There were plenty of men in England, any time before 1763, who found that an excellent arrangement which permitted them to hold office in the colonies while continuing to reside in London. They were thereby enabled to make debts, and sometimes even to pay them, without troubling much about their duties; and one may easily think of them, over their claret, as Mr. Trevelyan says, lamenting the cruelty of a secretary of state who hinted that, for form's sake at least, they had best show themselves once in a while in America. They might have replied with Junius: ”It was not Virginia that wanted a governor, but a court favorite that wanted a salary.” Certainly Virginia could do with a minimum of royal officials; but most court favorites wanted salaries, for without salaries unendowed gentlemen could not conveniently live in London.
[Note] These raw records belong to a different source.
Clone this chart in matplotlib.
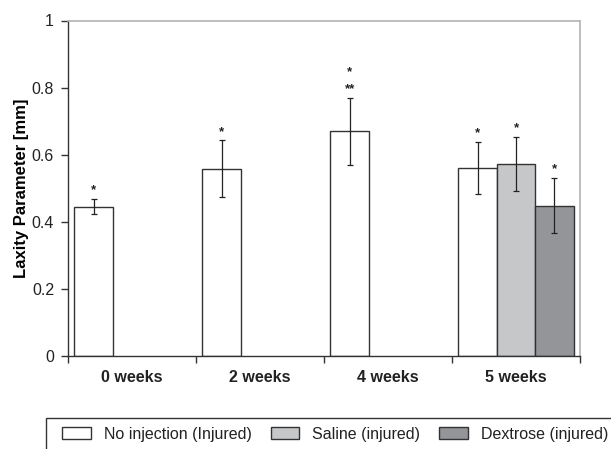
import matplotlib.pyplot as plt
import numpy as np
from matplotlib.patches import Rectangle

categories = ['0 weeks', '2 weeks', '4 weeks', '5 weeks']

no_inj = [0.445, 0.558, 0.670, 0.561]
no_inj_err = [0.023, 0.085, 0.100, 0.077]
no_inj_stars = ['*', '*', '*\n**', '*']

saline = [0.572]
saline_err = [0.081]
saline_stars = ['*']

dextrose = [0.448]
dextrose_err = [0.082]
dextrose_stars = ['*']

plt.rcParams['font.family'] = ['Liberation Sans', 'DejaVu Sans']
plt.rcParams['font.size'] = 11.5
plt.rcParams['text.color'] = '#222222'

W, H = 611, 449
fig = plt.figure(figsize=(W / 100, H / 100), dpi=100)
ax = fig.add_axes([68 / W, 1 - 356 / H, 512 / W, 335.5 / H])

width = 0.3
edge = '#333333'
x = np.arange(len(categories))

def bars(xpos, vals, errs, stars, color, label):
    ax.bar(xpos, vals, width, color=color, edgecolor=edge, linewidth=1.0,
           label=label, zorder=2)
    ax.errorbar(xpos, vals, yerr=errs, fmt='none', ecolor='#222222',
                elinewidth=0.9, capsize=2.5, capthick=0.9, zorder=3)
    for xi, v, e, s in zip(xpos, vals, errs, stars):
        ax.annotate(s, (xi, v + e), xytext=(0, 4), textcoords='offset points',
                    ha='center', va='baseline', fontsize=9.5, fontweight='bold',
                    linespacing=1.5)

bars(x - width, no_inj, no_inj_err, no_inj_stars, 'white', 'No injection (Injured)')
bars(x[3:], saline, saline_err, saline_stars, '#c6c7c9', 'Saline (injured)')
bars(x[3:] + width, dextrose, dextrose_err, dextrose_stars, '#939598', 'Dextrose (injured)')

ax.set_xlim(-0.5, 3.5)
ax.set_ylim(0, 1)
ax.set_yticks([0, 0.2, 0.4, 0.6, 0.8, 1])
ax.set_yticklabels(['0', '0.2', '0.4', '0.6', '0.8', '1'])
ax.set_xticks(np.arange(-0.5, 4, 1))
ax.set_xticklabels([])
ax.set_xticks(x, minor=True)
ax.set_xticklabels(categories, minor=True, fontweight='bold')
ax.tick_params(axis='x', which='minor', length=0, pad=10, labelcolor='#222222')
ax.tick_params(axis='x', which='major', length=5, width=1, color=edge)
ax.tick_params(axis='y', length=5, width=1, color=edge, pad=5, labelcolor='#222222')

ax.set_ylabel('Laxity Parameter [mm]', fontweight='bold', fontsize=12)
ax.yaxis.set_label_coords(-0.076, 0.5)

for s in ['left', 'bottom']:
    ax.spines[s].set_color(edge)
    ax.spines[s].set_linewidth(1.0)
for s in ['top', 'right']:
    ax.spines[s].set_color('#b3b3b3')
    ax.spines[s].set_linewidth(1.2)

# legend frame runs off the bottom and right of the picture
fig.patches.append(Rectangle((46 / W, -0.05), 0.99, 1 - 418 / H + 0.05,
                             transform=fig.transFigure, fill=False,
                             edgecolor=edge, linewidth=1.0))
handles, labels = ax.get_legend_handles_labels()
fig.legend(handles, labels, loc='center left', ncol=3, frameon=False,
           bbox_to_anchor=(62 / W, 1 - 434 / H), borderpad=0, borderaxespad=0,
           handlelength=1.8, handleheight=0.75, handletextpad=0.8,
           columnspacing=1.2, fontsize=11.5)

fig.savefig('out.png', dpi=100)
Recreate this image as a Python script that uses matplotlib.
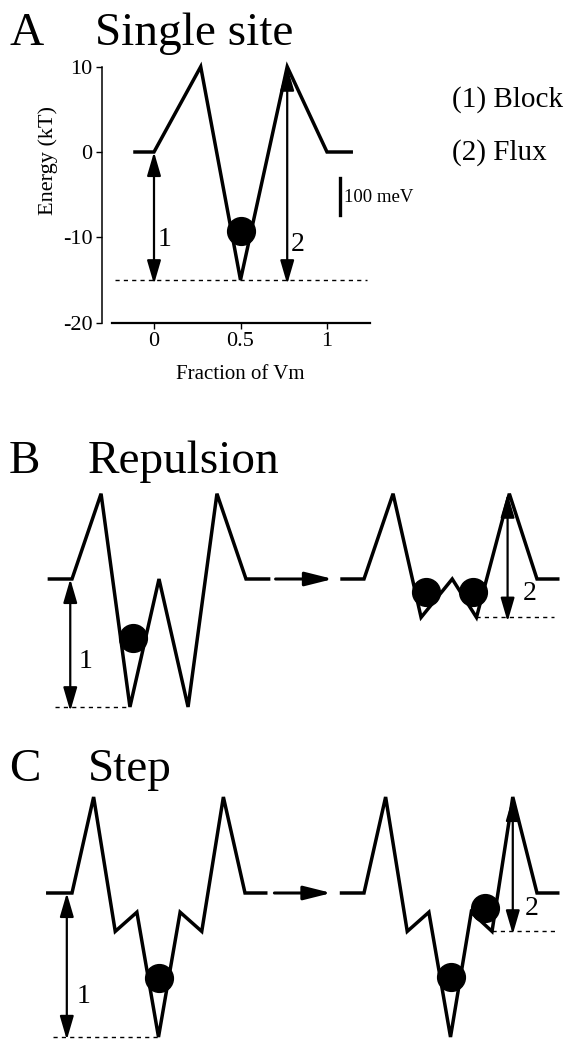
import matplotlib
matplotlib.use('Agg')
import matplotlib.pyplot as plt

plt.rcParams['font.family'] = ['Liberation Serif', 'DejaVu Serif']
plt.rcParams['axes.unicode_minus'] = False

W, H = 573, 1044

# ---- panel A: single site (fraction of Vm, energy in kT)
a_x = [-0.11, 0, 0.27, 0.5, 0.77, 1.0, 1.14]
a_e = [0, 0, 10, -15, 10, 0, 0]
a_ball_x = [0.5]
a_ball_e = [-9.3]
a_xticks = [0, 0.5, 1]
a_xticklabels = ['0', '0.5', '1']
a_yticks = [-20, -10, 0, 10]

# ---- panel B: repulsion
b_left_x = [-0.13, 0, 0.167, 0.333, 0.5, 0.667, 0.833, 1.0, 1.13]
b_left_e = [0, 0, 10, -15, 0, -15, 10, 0, 0]
b_left_ball_x = [0.35]
b_left_ball_e = [-6.9]
b_right_x = [-0.127, 0, 0.168, 0.33, 0.51, 0.65, 0.84, 1.0, 1.12]
b_right_e = [0, 0, 10, -4.5, 0, -4.5, 10, 0, 0]
b_right_ball_x = [0.36, 0.63]
b_right_ball_e = [-1.5, -1.5]

# ---- panel C: step
c_left_x = [-0.14, 0, 0.125, 0.25, 0.375, 0.5, 0.625, 0.75, 0.875, 1.0, 1.12]
c_left_e = [0, 0, 10, -4, -2, -15, -2, -4, 10, 0, 0]
c_left_ball_x = [0.5]
c_left_ball_e = [-8.9]
c_right_x = [-0.13, 0, 0.125, 0.25, 0.375, 0.5, 0.62, 0.74, 0.86, 1.0, 1.12]
c_right_e = [0, 0, 10, -4, -2, -15, -2, -4, 10, 0, 0]
c_right_ball_x = [0.5, 0.70]
c_right_ball_e = [-8.7, -1.6]


def add_panel_axes(fig, x0, y0, sx, sy, xlim, ylim):
    # x0,y0 = pixel position of data (0,0); sx,sy = pixels per unit
    left = x0 + xlim[0] * sx
    right = x0 + xlim[1] * sx
    top = y0 - ylim[1] * sy
    bottom = y0 - ylim[0] * sy
    ax = fig.add_axes([left / W, 1 - bottom / H, (right - left) / W, (bottom - top) / H])
    ax.set_xlim(*xlim)
    ax.set_ylim(*ylim)
    return ax


def draw_profile(ax, x, e, bx, be):
    ax.plot(x, e, color='k', lw=2.5, solid_joinstyle='miter', clip_on=False)
    ax.plot(bx, be, 'o', color='k', ms=20, clip_on=False, zorder=5)


def double_arrow(ax, x, y_top, y_bot):
    ax.annotate('', xy=(x, y_bot), xytext=(x, y_top),
                arrowprops=dict(arrowstyle='<|-|>,head_length=1.2,head_width=0.35',
                                mutation_scale=12, color='k', lw=1.6,
                                shrinkA=0, shrinkB=0),
                annotation_clip=False, zorder=6)


def right_arrow(ax, x0, x1, y):
    ax.annotate('', xy=(x1, y), xytext=(x0, y),
                arrowprops=dict(arrowstyle='-|>,head_length=1.4,head_width=0.35',
                                mutation_scale=12, color='k', lw=2.2,
                                shrinkA=0, shrinkB=0),
                annotation_clip=False)


def dashed(ax, x0, x1, y):
    ax.plot([x0, x1], [y, y], color='k', lw=1.0, dashes=(3, 3), clip_on=False)


def ftext(fig, x, y, s, **kw):
    fig.text(x / W, 1 - y / H, s, **kw)


fig = plt.figure(figsize=(W / 100, H / 100), dpi=100)

# titles
title_kw = dict(fontsize=34, va='baseline', ha='left')
ftext(fig, 9, 45, 'A', **title_kw)
ftext(fig, 95, 45, 'Single site', **title_kw)
ftext(fig, 9, 473, 'B', **title_kw)
ftext(fig, 88, 473, 'Repulsion', **title_kw)
ftext(fig, 9, 781, 'C', **title_kw)
ftext(fig, 88, 781, 'Step', **title_kw)

# ---- A
ax = add_panel_axes(fig, 154, 152, 173, 8.53, (-0.30, 1.25), (-20, 10.6))
draw_profile(ax, a_x, a_e, a_ball_x, a_ball_e)
dashed(ax, -0.225, 1.23, -15)
double_arrow(ax, 0, 0, -15.5)
double_arrow(ax, 0.77, 10, -15.5)
ax.text(0.06, -10.3, '1', fontsize=20, ha='center', va='center')
ax.text(0.83, -10.9, '2', fontsize=20, ha='center', va='center')
ax.plot([1.075, 1.075], [-3.0, -7.4], color='k', lw=2.4, clip_on=False)
ax.text(1.10, -5.3, '100 meV', fontsize=13.5, ha='left', va='center')
for s in ['top', 'right']:
    ax.spines[s].set_visible(False)
ax.spines['left'].set_bounds(-20, 10)
ax.spines['bottom'].set_bounds(-0.24, 1.25)
ax.spines['left'].set_linewidth(1.1)
ax.spines['bottom'].set_linewidth(1.6)
ax.set_xticks(a_xticks)
ax.set_xticklabels(a_xticklabels)
ax.set_yticks(a_yticks)
ax.tick_params(direction='out', length=4, width=1.0, labelsize=16, pad=3)
ax.set_xlabel('Fraction of Vm', fontsize=15, va='center')
ax.set_ylabel('Energy (kT)', fontsize=16, va='center')
ax.xaxis.set_label_coords(0.515, -0.20)
ax.yaxis.set_label_coords(-0.202, 0.62)
ftext(fig, 452, 100, '(1) Block', fontsize=21, va='center')
ftext(fig, 452, 153, '(2) Flux', fontsize=21, va='center')

# ---- B
axl = add_panel_axes(fig, 72, 579, 174, 8.53, (-0.15, 1.55), (-17, 11.5))
axl.axis('off')
draw_profile(axl, b_left_x, b_left_e, b_left_ball_x, b_left_ball_e)
dashed(axl, -0.10, 0.333, -15)
double_arrow(axl, -0.01, 0, -15.5)
axl.text(0.075, -9.7, '1', fontsize=20, ha='center', va='center')
right_arrow(axl, 1.17, 1.50, 0)

axr = add_panel_axes(fig, 364, 579, 173, 8.53, (-0.15, 1.22), (-17, 11.5))
axr.axis('off')
draw_profile(axr, b_right_x, b_right_e, b_right_ball_x, b_right_ball_e)
dashed(axr, 0.65, 1.10, -4.5)
double_arrow(axr, 0.83, 10, -5.0)
axr.text(0.955, -1.7, '2', fontsize=20, ha='center', va='center')

# ---- C
axl = add_panel_axes(fig, 72, 893, 173, 9.6, (-0.15, 1.55), (-16, 11))
axl.axis('off')
draw_profile(axl, c_left_x, c_left_e, c_left_ball_x, c_left_ball_e)
dashed(axl, -0.11, 0.5, -15)
double_arrow(axl, -0.03, 0, -15.3)
axl.text(0.064, -10.8, '1', fontsize=20, ha='center', va='center')
right_arrow(axl, 1.17, 1.50, 0)

axr = add_panel_axes(fig, 364, 893, 173, 9.6, (-0.15, 1.22), (-16, 11))
axr.axis('off')
draw_profile(axr, c_right_x, c_right_e, c_right_ball_x, c_right_ball_e)
dashed(axr, 0.74, 1.12, -4)
double_arrow(axr, 0.86, 10, -4.3)
axr.text(0.97, -1.6, '2', fontsize=20, ha='center', va='center')

fig.savefig('out.png', dpi=100)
One of these gentlemen, in the year 1763, was Mr. Grosvenor Bedford. He was not, to be sure, a court favorite, but a man, now well along in years, who had long ago been appointed to be Collector of the Customs at the port of Philadelphia. The appointment had been made by the great minister, Robert Walpole, for whom Mr. Bedford had unquestionably done some service or other, and of whose son, Horace Walpole, the letter-writer, he had continued from that day to be a kind of dependent or protege, being precisely the sort of un.o.btrusive factotum which that fastidious eccentric needed to manage his mundane affairs. But now, after this long time, when the King's business was placed in the hands of George Grenville, who entertained the odd notion that a Collector of the Customs should reside at the port of entry where the customs were collected rather than in London where he drew his salary, it was being noised about, and was presently reported at Strawberry Hill, that Mr. Bedford, along with many other estimable gentlemen, was forthwith to be turned out of his office.
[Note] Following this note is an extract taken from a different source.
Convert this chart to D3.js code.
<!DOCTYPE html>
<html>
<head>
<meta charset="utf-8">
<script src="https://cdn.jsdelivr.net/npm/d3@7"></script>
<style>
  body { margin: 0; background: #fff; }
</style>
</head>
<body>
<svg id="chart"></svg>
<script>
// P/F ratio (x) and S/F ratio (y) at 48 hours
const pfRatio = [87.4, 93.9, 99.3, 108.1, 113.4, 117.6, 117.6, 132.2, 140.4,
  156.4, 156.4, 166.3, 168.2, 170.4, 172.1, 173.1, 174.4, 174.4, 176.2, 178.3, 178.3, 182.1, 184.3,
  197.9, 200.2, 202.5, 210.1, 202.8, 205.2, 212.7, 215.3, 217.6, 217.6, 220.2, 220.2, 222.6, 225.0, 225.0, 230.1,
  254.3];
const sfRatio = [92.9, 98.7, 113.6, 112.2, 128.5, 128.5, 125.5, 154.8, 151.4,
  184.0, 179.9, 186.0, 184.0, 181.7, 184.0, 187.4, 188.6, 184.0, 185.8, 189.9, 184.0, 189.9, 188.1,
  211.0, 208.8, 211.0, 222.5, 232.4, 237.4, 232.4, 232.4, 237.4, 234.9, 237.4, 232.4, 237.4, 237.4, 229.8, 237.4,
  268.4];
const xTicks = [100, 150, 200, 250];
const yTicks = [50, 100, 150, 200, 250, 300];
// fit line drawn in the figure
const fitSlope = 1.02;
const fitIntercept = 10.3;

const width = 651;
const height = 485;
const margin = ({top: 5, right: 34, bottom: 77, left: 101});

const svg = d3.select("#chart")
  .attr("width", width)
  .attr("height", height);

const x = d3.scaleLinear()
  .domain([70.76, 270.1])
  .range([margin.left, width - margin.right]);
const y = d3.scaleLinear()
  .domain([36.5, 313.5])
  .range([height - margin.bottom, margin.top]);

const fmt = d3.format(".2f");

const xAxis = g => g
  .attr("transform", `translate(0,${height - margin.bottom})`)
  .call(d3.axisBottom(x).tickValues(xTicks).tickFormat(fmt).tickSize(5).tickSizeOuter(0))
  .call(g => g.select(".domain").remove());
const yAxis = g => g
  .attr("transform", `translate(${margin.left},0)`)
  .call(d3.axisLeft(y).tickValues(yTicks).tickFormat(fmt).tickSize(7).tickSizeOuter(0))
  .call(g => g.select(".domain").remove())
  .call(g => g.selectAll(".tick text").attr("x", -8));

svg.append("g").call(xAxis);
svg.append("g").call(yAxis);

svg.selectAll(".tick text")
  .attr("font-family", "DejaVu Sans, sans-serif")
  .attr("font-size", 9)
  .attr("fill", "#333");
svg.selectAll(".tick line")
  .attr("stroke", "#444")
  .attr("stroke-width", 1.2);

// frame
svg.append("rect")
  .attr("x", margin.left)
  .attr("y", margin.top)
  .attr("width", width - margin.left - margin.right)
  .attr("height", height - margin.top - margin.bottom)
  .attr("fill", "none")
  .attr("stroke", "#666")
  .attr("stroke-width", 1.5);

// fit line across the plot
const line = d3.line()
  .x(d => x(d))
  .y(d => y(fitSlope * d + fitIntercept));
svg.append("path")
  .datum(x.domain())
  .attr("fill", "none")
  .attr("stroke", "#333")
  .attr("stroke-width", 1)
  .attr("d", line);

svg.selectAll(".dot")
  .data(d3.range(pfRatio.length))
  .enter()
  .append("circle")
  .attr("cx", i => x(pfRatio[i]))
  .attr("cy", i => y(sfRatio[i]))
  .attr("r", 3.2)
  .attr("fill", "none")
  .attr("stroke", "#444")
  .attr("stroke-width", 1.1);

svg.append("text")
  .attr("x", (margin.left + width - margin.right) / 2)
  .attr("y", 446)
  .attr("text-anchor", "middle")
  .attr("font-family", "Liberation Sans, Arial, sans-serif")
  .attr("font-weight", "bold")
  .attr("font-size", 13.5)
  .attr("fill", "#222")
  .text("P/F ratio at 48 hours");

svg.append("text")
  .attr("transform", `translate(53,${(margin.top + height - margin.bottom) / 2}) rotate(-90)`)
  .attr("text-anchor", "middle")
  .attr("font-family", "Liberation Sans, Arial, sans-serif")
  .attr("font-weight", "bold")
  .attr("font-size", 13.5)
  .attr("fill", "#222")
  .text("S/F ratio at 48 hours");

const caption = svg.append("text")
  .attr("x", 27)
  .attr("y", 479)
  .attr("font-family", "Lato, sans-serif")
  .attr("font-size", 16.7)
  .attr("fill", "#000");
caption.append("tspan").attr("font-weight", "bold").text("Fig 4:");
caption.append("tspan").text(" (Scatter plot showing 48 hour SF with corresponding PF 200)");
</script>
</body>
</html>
To Horace Walpole it was a point of more than academic importance to know whether gentlemen were to be unceremoniously turned out of their offices. As far back as 1738, while still a lad, he had himself been appointed to be Usher of the Exchequer; and as soon as he came of age, he says, ”I took possession of two other little patent places in the Exchequer, called Comptroller of the Pipe, and Clerk of the Estreats”-all these places having been procured for him through the generosity of his father. The duties of these offices, one may suppose, were not arduous, for it seems that they were competently administered by Mr. Grosvenor Bedford, in addition to his duties as Collector of the Customs at the port of Philadelphia; so well administered, indeed, that Horace Walpole's income from them, which in 1740 was perhaps not more than 1500 pounds a year, nearly doubled in the course of a generation. And this income, together with another thousand which he had annually from the Collector's place in the Custom House, added to the interest of 20,000 pounds which he had inherited, enabled him to live very well, with immense leisure for writing odd books, and letters full of extremely interesting comment on the levity and low aims of his contemporaries.

And so Horace Walpole, good patron that he was and competent letter-writer, very naturally, hearing that Mr. Bedford was to lose an office to which in the course of years he had become much accustomed, sat down and wrote a letter to Mr. George Grenville in behalf of his friend and servant. ”Though I am sensible I have no pretensions for asking you a favour,... yet I flatter myself I shall not be thought quite impertinent in interceding for a person, who I can answer has neither been to blame nor any way deserved punishment, and therefore I think you, Sir, will be ready to save him from prejudice. The person I mean is my deputy, Mr. Grosvenor Bedford, who, above five and twenty years ago, was appointed Collector of the Customs in Philadelphia by my father. I hear he is threatened to be turned out. If the least fault can be laid to his charge, I do not desire to have him protected. If there cannot, I am too well persuaded, Sir, of your justice not to be sure you will be pleased to protect him.”